If you look into the WordPress database, table wp_posts, you’ll see lots of records … much more then the actual displayed posts and attachments combined. The reason lies in revisions.
Among others, by default, every post save creates a revision. For the blog, I’m managing, the statistics are: 809 posts and 6287 revisions. And I must mention that I already deleted the revisions for first 391 posts. That means above 15 revisions per one post.

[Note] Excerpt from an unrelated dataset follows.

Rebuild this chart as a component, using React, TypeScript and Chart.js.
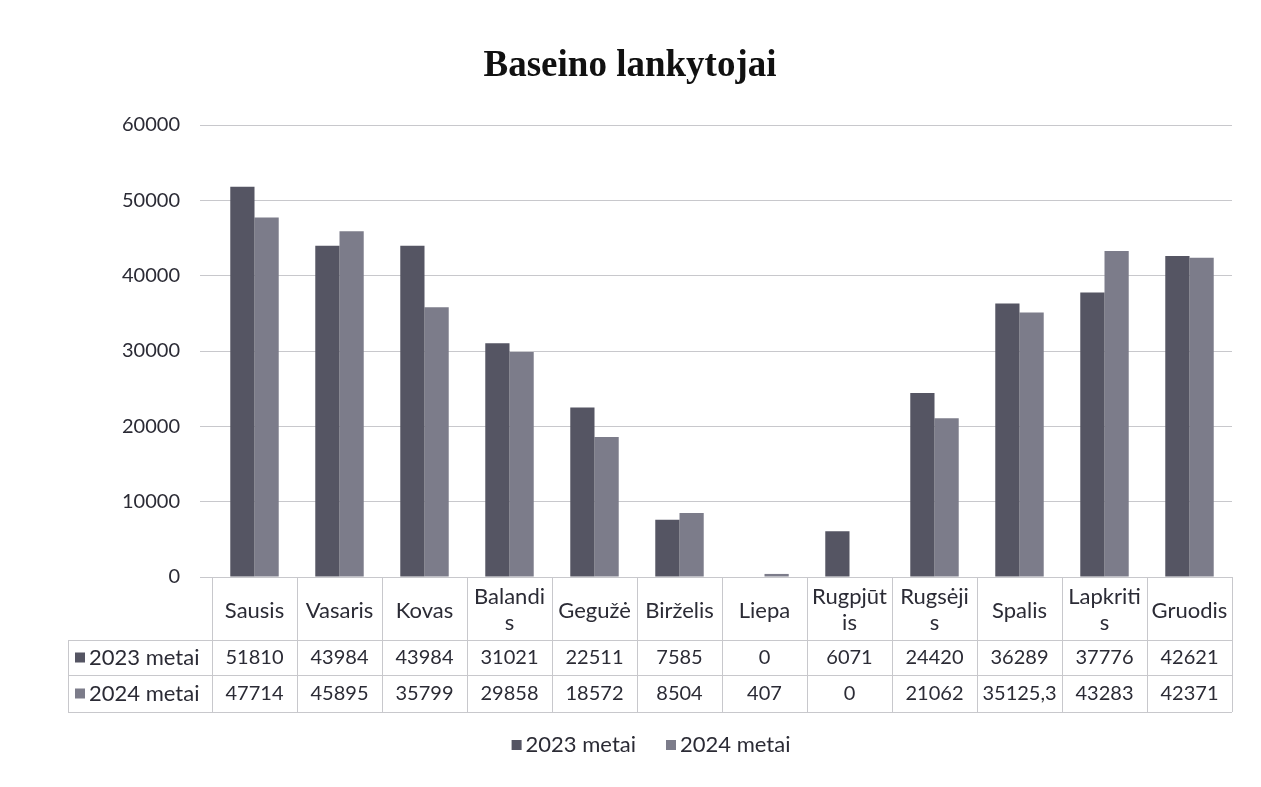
import React, { useEffect, useRef } from "react";
import { Chart, registerables } from "chart.js";

Chart.register(...registerables);

const chartTitle = "Baseino lankytojai";
const months = [
  "Sausis", "Vasaris", "Kovas", "Balandi\ns", "Gegužė", "Birželis",
  "Liepa", "Rugpjūt\nis", "Rugsėji\ns", "Spalis", "Lapkriti\ns", "Gruodis",
];
const seriesNames = ["2023 metai", "2024 metai"];
const values2023 = [51810, 43984, 43984, 31021, 22511, 7585, 0, 6071, 24420, 36289, 37776, 42621];
const values2024 = [47714, 45895, 35799, 29858, 18572, 8504, 407, 0, 21062, 35125.3, 43283, 42371];
const yTicks = [0, 10000, 20000, 30000, 40000, 50000, 60000];

const COLOR_2023 = "#555563";
const COLOR_2024 = "#7c7c8a";
const TEXT = "#2b2b35";
const LINE = "#c8c8cc";
const FONT = "Lato, 'Open Sans', sans-serif";

const tablePlugin = {
  id: "dataTable",
  afterDraw(chart: any) {
    const ctx = chart.ctx;
    const x = chart.scales.x;
    const area = chart.chartArea;
    const top = area.bottom;
    const headerBottom = top + 63;
    const row1Bottom = headerBottom + 35;
    const row2Bottom = row1Bottom + 37;
    const leftEdge = 68;
    const n = months.length;
    const half = (x.getPixelForValue(1) - x.getPixelForValue(0)) / 2;
    const bounds: number[] = [];
    for (let i = 0; i < n; i++) bounds.push(x.getPixelForValue(i) - half);
    bounds.push(x.getPixelForValue(n - 1) + half);

    ctx.save();
    // title
    ctx.fillStyle = "#111";
    ctx.font = "bold 37px 'Liberation Serif', serif";
    ctx.textAlign = "center";
    ctx.textBaseline = "middle";
    ctx.fillText(chartTitle, 630, 66);

    ctx.strokeStyle = LINE;
    ctx.lineWidth = 1;
    ctx.beginPath();
    for (let i = 0; i < bounds.length; i++) {
      const bx = Math.round(bounds[i]) + 0.5;
      ctx.moveTo(bx, top);
      ctx.lineTo(bx, row2Bottom);
    }
    const lx = leftEdge + 0.5;
    ctx.moveTo(lx, headerBottom);
    ctx.lineTo(lx, row2Bottom);
    for (const y of [headerBottom, row1Bottom, row2Bottom]) {
      const yy = Math.round(y) + 0.5;
      ctx.moveTo(leftEdge, yy);
      ctx.lineTo(bounds[bounds.length - 1], yy);
    }
    ctx.stroke();

    ctx.fillStyle = TEXT;
    ctx.font = `22px ${FONT}`;
    ctx.textAlign = "center";
    ctx.textBaseline = "middle";
    const headerMid = (top + headerBottom) / 2;
    for (let i = 0; i < n; i++) {
      const cx = (bounds[i] + bounds[i + 1]) / 2;
      const lines = months[i].split("\n");
      if (lines.length === 1) {
        ctx.fillText(lines[0], cx, headerMid + 2);
      } else {
        ctx.fillText(lines[0], cx, headerMid - 12);
        ctx.fillText(lines[1], cx, headerMid + 14);
      }
    }
    const rows = [
      { name: seriesNames[0], vals: values2023, color: COLOR_2023, mid: (headerBottom + row1Bottom) / 2 },
      { name: seriesNames[1], vals: values2024, color: COLOR_2024, mid: (row1Bottom + row2Bottom) / 2 },
    ];
    for (const r of rows) {
      ctx.font = `20px ${FONT}`;
      for (let i = 0; i < n; i++) {
        const cx = (bounds[i] + bounds[i + 1]) / 2;
        ctx.fillStyle = TEXT;
        ctx.textAlign = "center";
        ctx.fillText(String(r.vals[i]).replace(".", ","), cx, r.mid);
      }
      ctx.font = `22px ${FONT}`;
      ctx.fillStyle = r.color;
      ctx.fillRect(75, r.mid - 5, 10, 10);
      ctx.fillStyle = TEXT;
      ctx.textAlign = "left";
      ctx.fillText(r.name, 89, r.mid);
    }

    // legend
    ctx.font = `22px ${FONT}`;
    ctx.textAlign = "left";
    const ly = 745;
    const gap = 30;
    const w1 = ctx.measureText(seriesNames[0]).width;
    const w2 = ctx.measureText(seriesNames[1]).width;
    const total = 14 + w1 + gap + 14 + w2;
    let lxp = 651 - total / 2;
    const colors = [COLOR_2023, COLOR_2024];
    const widths = [w1, w2];
    for (let k = 0; k < 2; k++) {
      ctx.fillStyle = colors[k];
      ctx.fillRect(lxp, ly - 5, 10, 10);
      ctx.fillStyle = TEXT;
      ctx.fillText(seriesNames[k], lxp + 14, ly);
      lxp += 14 + widths[k] + gap;
    }
    ctx.restore();
  },
};

export default function App() {
  const ref = useRef<HTMLCanvasElement>(null);
  useEffect(() => {
    if (!ref.current) return;
    const chart = new Chart(ref.current, {
      type: "bar",
      data: {
        labels: months.map((m) => m.replace("\n", "")),
        datasets: [
          { label: seriesNames[0], data: values2023, backgroundColor: COLOR_2023 },
          { label: seriesNames[1], data: values2024, backgroundColor: COLOR_2024 },
        ],
      },
      options: {
        animation: false,
        responsive: true,
        maintainAspectRatio: false,
        layout: { padding: { left: 0, right: 29, top: 125, bottom: 70 } },
        datasets: { bar: { barPercentage: 1, categoryPercentage: 0.57 } },
        plugins: {
          title: { display: false },
          legend: { display: false },
          tooltip: { enabled: false },
        },
        scales: {
          x: {
            grid: { display: false },
            border: { display: false },
            ticks: { display: false },
            afterFit(scale: any) {
              scale.height = 140;
            },
          },
          y: {
            min: 0,
            max: 60000,
            afterBuildTicks(scale: any) {
              scale.ticks = yTicks.map((v) => ({ value: v }));
            },
            afterFit(scale: any) {
              scale.width = 212;
            },
            grid: { color: LINE, tickLength: 12, drawTicks: true },
            border: { display: false },
            ticks: {
              color: TEXT,
              font: { family: FONT, size: 20 },
              padding: 20,
              callback: (v: any) => String(v),
            },
          },
        },
      },
      plugins: [tablePlugin],
    });
    return () => chart.destroy();
  }, []);
  return (
    <div style={{ position: "absolute", left: 0, top: 0, width: 1261, height: 787, background: "#fff" }}>
      <canvas ref={ref} />
    </div>
  );
}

This does not present a big problem if you do not use a plugin such as Yet Another Related Posts Plugin. These related-posts plugins create a fulltext index on post title and content. And that means, if you want speedy searching for the related posts, big indexes – in my case 55 MB. And of that size, 75% is never used. And if didn’t have deleted some revisions before, the MBs and percentage would be even higher. And on webhosting servers this can present a problem because of high memory usage.

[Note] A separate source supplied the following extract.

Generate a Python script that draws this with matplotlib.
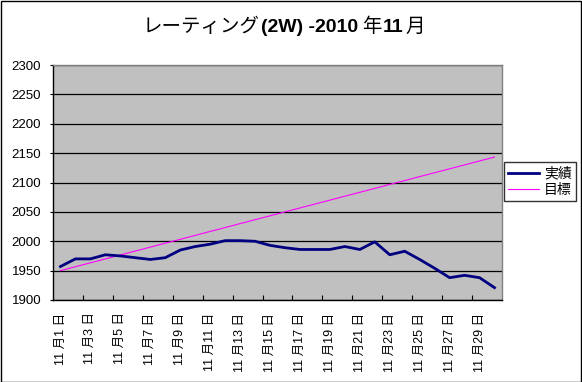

Unfortunately MySQL does not (yet) support partial indexing with which you could disable indexing of the revisions. Because of this revisions must be deleted. Some plugins are addressing this problem, but I was unable to find one, which deleted records older than certain number of days. It’s only all or nothing.

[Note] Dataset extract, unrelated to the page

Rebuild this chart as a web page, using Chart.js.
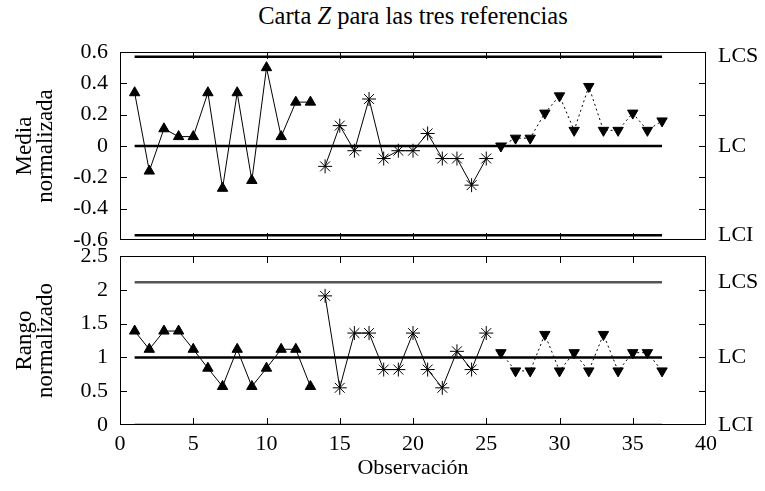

Searching the web (I’ll include the link if I stumble upon it again) I found a deletion code and added a time filter (use at your own risk):
DELETE p, tr, pm -- SELECT p.*, tr.object_id, pm.meta_id FROM wp_posts p JOIN wp_posts pp ON pp.ID = p.post_parent LEFT JOIN wp_term_relationships tr ON tr.object_id = p.ID LEFT JOIN wp_postmeta pm ON pm.post_id = p.ID WHERE p.post_type = 'revision' AND pp.post_type = 'post' AND pp.post_status = 'publish' AND p.post_date < ADDDATE(CURDATE(), INTERVAL -2 MONTH)
This can then be used to make a cron job (Linux) or schedule (Windows) to periodically delete old revisions. Linux example: 'mysql --user=? --pass=? --execute "INSERT CODE HERE" DATABASE'.